**DATASET SECTION:**
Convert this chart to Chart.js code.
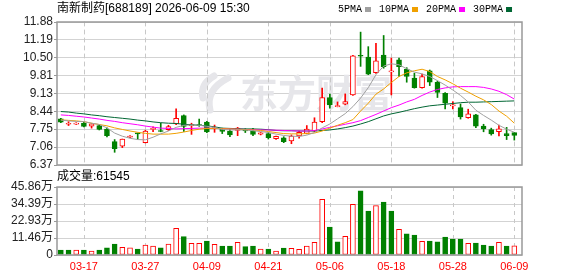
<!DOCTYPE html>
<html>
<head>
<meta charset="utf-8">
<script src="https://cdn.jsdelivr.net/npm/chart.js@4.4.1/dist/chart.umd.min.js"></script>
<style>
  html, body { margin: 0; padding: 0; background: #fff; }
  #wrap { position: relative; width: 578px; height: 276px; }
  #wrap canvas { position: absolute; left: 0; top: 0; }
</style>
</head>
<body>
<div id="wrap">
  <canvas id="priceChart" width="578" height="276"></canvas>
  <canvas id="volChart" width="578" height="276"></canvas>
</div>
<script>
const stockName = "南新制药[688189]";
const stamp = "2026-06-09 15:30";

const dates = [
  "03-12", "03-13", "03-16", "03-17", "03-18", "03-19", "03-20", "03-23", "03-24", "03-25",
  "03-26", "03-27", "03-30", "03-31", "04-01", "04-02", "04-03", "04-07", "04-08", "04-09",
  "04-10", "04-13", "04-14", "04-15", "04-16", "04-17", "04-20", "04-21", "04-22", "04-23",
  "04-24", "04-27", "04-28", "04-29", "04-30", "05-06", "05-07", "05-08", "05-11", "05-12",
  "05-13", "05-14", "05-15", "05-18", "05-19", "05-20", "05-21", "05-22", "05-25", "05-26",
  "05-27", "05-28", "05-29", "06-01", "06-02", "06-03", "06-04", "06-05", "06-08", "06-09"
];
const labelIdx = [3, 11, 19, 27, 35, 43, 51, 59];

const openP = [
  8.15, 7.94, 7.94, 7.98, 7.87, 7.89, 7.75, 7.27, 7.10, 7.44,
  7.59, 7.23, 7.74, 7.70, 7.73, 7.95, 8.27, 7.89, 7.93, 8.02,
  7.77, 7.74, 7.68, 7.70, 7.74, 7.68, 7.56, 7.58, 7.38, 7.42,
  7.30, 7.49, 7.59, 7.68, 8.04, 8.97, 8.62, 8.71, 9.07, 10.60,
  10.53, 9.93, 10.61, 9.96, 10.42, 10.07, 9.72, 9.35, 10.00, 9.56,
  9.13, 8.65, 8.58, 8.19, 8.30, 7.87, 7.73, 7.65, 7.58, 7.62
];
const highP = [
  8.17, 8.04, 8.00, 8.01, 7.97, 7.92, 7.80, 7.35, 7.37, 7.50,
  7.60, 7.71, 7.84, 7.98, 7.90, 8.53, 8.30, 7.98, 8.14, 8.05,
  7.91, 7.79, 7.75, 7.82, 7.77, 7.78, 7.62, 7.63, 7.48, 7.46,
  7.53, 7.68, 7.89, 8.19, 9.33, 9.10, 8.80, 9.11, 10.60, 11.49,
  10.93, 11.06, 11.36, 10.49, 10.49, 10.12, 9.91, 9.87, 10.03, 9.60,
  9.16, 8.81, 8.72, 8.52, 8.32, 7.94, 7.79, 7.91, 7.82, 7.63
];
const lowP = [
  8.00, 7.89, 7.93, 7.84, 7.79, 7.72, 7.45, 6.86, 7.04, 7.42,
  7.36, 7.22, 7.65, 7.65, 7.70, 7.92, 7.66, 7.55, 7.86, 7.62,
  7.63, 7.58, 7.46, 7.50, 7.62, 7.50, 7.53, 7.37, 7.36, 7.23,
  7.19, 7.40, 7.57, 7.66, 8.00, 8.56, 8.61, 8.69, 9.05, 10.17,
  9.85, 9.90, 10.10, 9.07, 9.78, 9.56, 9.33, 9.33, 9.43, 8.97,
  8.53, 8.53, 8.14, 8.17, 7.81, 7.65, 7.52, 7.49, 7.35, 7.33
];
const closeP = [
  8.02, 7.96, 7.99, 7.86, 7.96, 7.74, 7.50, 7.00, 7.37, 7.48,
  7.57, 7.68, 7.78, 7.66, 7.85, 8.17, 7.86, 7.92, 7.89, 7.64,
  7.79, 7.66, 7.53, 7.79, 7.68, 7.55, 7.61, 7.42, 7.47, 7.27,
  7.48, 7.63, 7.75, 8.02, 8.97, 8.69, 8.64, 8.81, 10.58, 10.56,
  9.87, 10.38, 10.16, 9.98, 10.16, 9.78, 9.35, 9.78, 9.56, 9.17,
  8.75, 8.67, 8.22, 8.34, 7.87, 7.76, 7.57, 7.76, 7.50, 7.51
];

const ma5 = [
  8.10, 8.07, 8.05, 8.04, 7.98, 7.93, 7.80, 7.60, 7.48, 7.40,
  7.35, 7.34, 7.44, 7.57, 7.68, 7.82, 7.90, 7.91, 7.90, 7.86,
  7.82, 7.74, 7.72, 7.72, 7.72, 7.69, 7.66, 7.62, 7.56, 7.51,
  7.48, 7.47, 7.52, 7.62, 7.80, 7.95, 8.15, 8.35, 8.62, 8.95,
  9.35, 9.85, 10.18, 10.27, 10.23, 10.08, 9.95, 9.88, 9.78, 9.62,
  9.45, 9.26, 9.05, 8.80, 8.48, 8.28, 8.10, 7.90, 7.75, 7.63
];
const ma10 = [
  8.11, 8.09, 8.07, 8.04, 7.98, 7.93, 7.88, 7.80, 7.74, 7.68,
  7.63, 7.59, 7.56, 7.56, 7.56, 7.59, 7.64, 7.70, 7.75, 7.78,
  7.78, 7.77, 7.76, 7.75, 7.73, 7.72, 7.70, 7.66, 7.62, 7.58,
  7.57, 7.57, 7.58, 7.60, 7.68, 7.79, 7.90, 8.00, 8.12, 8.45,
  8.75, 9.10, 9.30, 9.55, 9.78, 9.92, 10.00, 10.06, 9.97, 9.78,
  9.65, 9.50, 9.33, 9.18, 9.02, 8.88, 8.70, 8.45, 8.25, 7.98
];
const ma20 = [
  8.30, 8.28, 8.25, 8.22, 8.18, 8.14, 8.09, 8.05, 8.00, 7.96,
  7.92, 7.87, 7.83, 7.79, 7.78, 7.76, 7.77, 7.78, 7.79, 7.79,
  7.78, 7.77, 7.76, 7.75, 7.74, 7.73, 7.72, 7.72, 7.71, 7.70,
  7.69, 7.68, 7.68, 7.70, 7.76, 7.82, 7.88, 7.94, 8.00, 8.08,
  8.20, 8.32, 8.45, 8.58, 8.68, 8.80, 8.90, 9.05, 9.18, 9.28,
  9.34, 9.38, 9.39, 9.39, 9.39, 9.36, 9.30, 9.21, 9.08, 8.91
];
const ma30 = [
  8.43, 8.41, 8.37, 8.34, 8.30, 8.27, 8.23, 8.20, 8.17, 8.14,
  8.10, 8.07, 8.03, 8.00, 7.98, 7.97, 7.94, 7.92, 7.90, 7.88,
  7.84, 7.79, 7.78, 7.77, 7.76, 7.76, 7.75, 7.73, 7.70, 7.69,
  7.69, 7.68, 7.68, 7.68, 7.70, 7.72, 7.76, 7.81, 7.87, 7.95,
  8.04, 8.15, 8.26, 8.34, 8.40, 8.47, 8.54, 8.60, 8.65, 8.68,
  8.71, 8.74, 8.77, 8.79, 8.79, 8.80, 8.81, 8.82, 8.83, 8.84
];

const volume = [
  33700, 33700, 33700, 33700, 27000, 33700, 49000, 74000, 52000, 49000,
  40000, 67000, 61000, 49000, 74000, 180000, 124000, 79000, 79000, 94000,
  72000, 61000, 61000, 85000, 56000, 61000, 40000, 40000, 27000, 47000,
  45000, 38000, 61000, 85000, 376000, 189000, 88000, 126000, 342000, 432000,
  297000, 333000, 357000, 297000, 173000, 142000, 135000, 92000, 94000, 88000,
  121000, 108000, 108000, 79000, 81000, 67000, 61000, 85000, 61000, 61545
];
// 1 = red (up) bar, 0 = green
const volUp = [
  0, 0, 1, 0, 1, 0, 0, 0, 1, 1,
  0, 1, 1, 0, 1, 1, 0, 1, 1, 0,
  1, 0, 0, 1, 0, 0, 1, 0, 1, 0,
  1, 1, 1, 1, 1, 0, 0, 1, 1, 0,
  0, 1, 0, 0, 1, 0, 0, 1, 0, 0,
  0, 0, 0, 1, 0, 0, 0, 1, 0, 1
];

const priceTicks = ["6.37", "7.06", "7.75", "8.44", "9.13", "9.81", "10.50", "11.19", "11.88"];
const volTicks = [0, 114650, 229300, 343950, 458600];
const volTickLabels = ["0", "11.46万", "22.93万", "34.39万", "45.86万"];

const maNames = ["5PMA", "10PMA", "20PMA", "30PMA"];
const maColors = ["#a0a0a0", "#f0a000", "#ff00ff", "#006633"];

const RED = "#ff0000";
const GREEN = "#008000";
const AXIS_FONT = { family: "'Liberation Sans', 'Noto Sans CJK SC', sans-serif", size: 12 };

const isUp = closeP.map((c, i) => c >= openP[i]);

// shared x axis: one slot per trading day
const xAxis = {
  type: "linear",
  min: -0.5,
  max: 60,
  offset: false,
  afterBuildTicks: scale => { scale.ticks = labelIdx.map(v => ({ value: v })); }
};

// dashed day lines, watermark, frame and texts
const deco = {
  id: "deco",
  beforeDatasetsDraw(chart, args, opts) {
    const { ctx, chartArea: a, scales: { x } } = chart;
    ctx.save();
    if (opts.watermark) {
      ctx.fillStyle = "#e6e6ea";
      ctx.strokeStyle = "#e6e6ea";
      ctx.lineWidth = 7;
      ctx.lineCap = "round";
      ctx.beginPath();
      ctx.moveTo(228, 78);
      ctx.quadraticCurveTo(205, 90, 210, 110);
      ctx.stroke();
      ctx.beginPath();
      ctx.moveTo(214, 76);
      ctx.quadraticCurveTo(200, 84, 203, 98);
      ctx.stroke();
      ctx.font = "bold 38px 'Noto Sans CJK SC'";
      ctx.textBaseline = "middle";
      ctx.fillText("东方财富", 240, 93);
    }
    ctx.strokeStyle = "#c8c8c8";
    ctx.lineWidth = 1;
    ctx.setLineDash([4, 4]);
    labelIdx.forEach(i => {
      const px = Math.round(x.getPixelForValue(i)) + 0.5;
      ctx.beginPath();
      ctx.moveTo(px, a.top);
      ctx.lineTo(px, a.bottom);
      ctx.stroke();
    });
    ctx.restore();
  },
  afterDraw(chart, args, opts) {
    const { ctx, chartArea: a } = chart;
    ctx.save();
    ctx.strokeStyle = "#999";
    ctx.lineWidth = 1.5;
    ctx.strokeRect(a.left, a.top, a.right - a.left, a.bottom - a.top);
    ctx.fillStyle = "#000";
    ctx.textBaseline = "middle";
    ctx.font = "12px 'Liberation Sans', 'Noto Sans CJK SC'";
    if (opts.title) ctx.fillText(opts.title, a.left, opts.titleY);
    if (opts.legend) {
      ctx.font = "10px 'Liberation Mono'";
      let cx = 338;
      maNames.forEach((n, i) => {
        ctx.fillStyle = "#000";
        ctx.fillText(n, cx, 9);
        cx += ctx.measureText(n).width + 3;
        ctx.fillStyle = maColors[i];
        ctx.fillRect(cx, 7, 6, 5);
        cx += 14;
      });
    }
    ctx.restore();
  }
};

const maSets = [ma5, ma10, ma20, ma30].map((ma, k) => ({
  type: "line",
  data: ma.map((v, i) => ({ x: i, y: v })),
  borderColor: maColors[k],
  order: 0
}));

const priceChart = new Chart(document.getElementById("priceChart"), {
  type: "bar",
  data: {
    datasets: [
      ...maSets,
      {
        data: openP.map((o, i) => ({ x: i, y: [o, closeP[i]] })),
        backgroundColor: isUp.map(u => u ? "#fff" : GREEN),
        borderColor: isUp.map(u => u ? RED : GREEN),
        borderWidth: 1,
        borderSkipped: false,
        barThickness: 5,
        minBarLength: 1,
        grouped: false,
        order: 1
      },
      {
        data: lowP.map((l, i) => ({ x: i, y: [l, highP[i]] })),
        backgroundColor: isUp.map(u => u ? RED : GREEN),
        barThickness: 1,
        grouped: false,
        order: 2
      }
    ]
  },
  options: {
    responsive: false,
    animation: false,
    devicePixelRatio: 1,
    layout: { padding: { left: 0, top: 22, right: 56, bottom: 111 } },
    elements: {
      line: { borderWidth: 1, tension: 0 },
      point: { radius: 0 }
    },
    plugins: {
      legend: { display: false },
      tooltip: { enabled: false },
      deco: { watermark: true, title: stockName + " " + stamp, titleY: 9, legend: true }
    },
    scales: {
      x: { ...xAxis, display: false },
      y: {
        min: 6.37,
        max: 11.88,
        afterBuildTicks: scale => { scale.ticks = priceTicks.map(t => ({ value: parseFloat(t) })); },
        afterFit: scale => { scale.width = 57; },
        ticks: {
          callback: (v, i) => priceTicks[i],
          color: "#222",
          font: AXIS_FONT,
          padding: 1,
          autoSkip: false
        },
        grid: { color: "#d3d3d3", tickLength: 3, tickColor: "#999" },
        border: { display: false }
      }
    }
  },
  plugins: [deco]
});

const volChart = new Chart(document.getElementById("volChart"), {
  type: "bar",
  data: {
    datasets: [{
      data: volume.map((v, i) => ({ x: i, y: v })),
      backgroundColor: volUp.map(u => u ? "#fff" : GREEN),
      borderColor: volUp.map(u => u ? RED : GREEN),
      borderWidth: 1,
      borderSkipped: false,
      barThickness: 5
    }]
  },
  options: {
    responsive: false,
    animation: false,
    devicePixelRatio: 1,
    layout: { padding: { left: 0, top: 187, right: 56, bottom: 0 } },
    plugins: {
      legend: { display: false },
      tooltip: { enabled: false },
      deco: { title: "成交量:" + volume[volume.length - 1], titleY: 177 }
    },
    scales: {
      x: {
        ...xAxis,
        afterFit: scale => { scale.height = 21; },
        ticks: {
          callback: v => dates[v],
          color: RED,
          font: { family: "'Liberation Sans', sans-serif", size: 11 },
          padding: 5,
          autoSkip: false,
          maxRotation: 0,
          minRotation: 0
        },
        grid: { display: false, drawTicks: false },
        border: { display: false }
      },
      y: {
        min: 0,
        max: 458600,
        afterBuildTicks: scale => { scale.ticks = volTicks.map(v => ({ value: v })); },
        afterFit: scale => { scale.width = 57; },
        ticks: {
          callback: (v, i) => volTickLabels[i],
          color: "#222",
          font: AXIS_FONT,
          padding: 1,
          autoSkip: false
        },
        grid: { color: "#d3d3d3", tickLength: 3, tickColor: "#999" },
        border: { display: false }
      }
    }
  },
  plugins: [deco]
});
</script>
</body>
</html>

**TASK:** Transcribe the opening line of the listing above, please, and every line after it through the line with "const labelIdx = [3, 11, 19, 27, 35, 43, 51, 59];", word for word, without pictures.

**REPLY TO THE EXERCISE:**
Convert this chart to Chart.js code.
<!DOCTYPE html>
<html>
<head>
<meta charset="utf-8">
<script src="https://cdn.jsdelivr.net/npm/chart.js@4.4.1/dist/chart.umd.min.js"></script>
<style>
  html, body { margin: 0; padding: 0; background: #fff; }
  #wrap { position: relative; width: 578px; height: 276px; }
  #wrap canvas { position: absolute; left: 0; top: 0; }
</style>
</head>
<body>
<div id="wrap">
  <canvas id="priceChart" width="578" height="276"></canvas>
  <canvas id="volChart" width="578" height="276"></canvas>
</div>
<script>
const stockName = "南新制药[688189]";
const stamp = "2026-06-09 15:30";

const dates = [
  "03-12", "03-13", "03-16", "03-17", "03-18", "03-19", "03-20", "03-23", "03-24", "03-25",
  "03-26", "03-27", "03-30", "03-31", "04-01", "04-02", "04-03", "04-07", "04-08", "04-09",
  "04-10", "04-13", "04-14", "04-15", "04-16", "04-17", "04-20", "04-21", "04-22", "04-23",
  "04-24", "04-27", "04-28", "04-29", "04-30", "05-06", "05-07", "05-08", "05-11", "05-12",
  "05-13", "05-14", "05-15", "05-18", "05-19", "05-20", "05-21", "05-22", "05-25", "05-26",
  "05-27", "05-28", "05-29", "06-01", "06-02", "06-03", "06-04", "06-05", "06-08", "06-09"
];
const labelIdx = [3, 11, 19, 27, 35, 43, 51, 59];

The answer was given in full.